Anyone who attended or watched Monday’s meeting online would have noted that members of council had as many questions and concerns about this most recent proposal as did the ratepayers who took the time to participate in the meeting. The proposal submitted does not meet our Official Plan, it doesn’t meet the spirit of the Official Plan, and the zoning amendment request doesn’t make sense to most of us, including many on council. But the developer has the right to submit their proposal and requests and then go through the process.

As the Director of Development Services noted on Monday, we can’t reject proposals before they even come through the door, and it would not be a very fair system if some proposals were simply rejected by staff before going through the process.

So to residents, when you see a new development proposal surface on the municipal website, check the status of the project. Municipal staff identify the stage in the process of any development project in the municipality, and if it is new, and it has not been before council and the public, the status will show ‘under review’, and if so, understand that at that earliest of stages, no member of municipal staff or council supports or does not support the project because it is simply under review.

The project proposal presented to council and the public on Monday would see a monster of a building constructed at the very edge of the Bighead River, as many as 160 units on a parcel of land that is barely an acre in size, a potential for 300 or more people to live on that tiny slice of land, and even more of a concern is the plan to dig down in order to build a two level parking garage beneath the building, feet from the river’s edge, in a flood zone. The developer’s plans show the building occupying three quarters of the tiny riverside parcel of land, leaving nothing for greenspace.

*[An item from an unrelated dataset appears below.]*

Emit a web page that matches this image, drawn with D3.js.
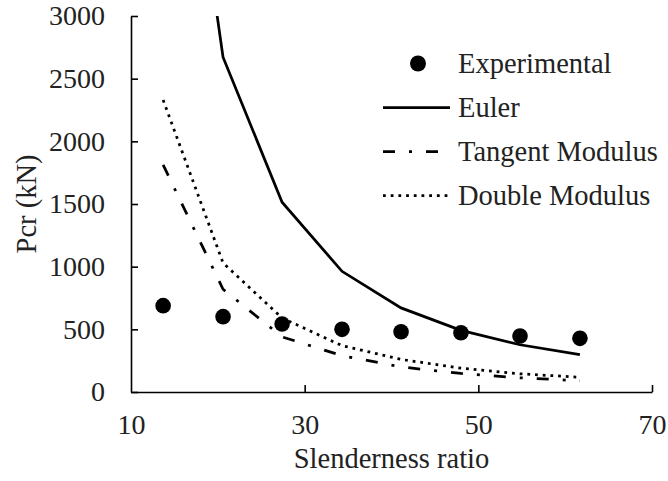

I am all for increasing densities and protecting existing farmland from the claws of developers, but it has to be done right, and cramming 300 souls into a gigantic box by the river in a flood zone does not seem very wise to me, nor I suspect to many others, and that is precisely why we have the process that we do. The public gets to weigh in, the proponent gets to make their case, and councillors are tasked in the end with any decisions that need to be made.

As noted by Deputy Mayor Shirley Keaveney on Monday, she found out about this proposal in the same way as the rest of us, on Facebook. The developer didn’t bother to ensure that first council received a presentation, but instead began their marketing campaign on Facebook, working a number of residents into a tizzy with the impression that this newly announced project must be moving ahead given the developer is already promoting it.

What I saw at Monday’s public meeting was a poorly thought out development proposal aimed at cramming as many folks as possible onto a tiny piece of land that is supposed to be an environmental protection zone, all for profit. This development proposal, aimed at luxury home buyers, does nothing to help with the lack of affordable housing in this municipality, it does nothing to further the stated plan to have retail on the first floor of such developments, it does nothing to provide waterfront shopping and dining, another desire of many for our waterfront area. This is one development proposal that I can’t see moving very far along in the process, for many good reasons.

With the surge of developer interest in this area, we will see more proposals; some will make sense, and will move through the process quickly, while others will be off the wall, and unlikely to ever see the light of day, and it is the job of council and the local ratepayers to manage the growth that is to come, and to ensure that it is done right.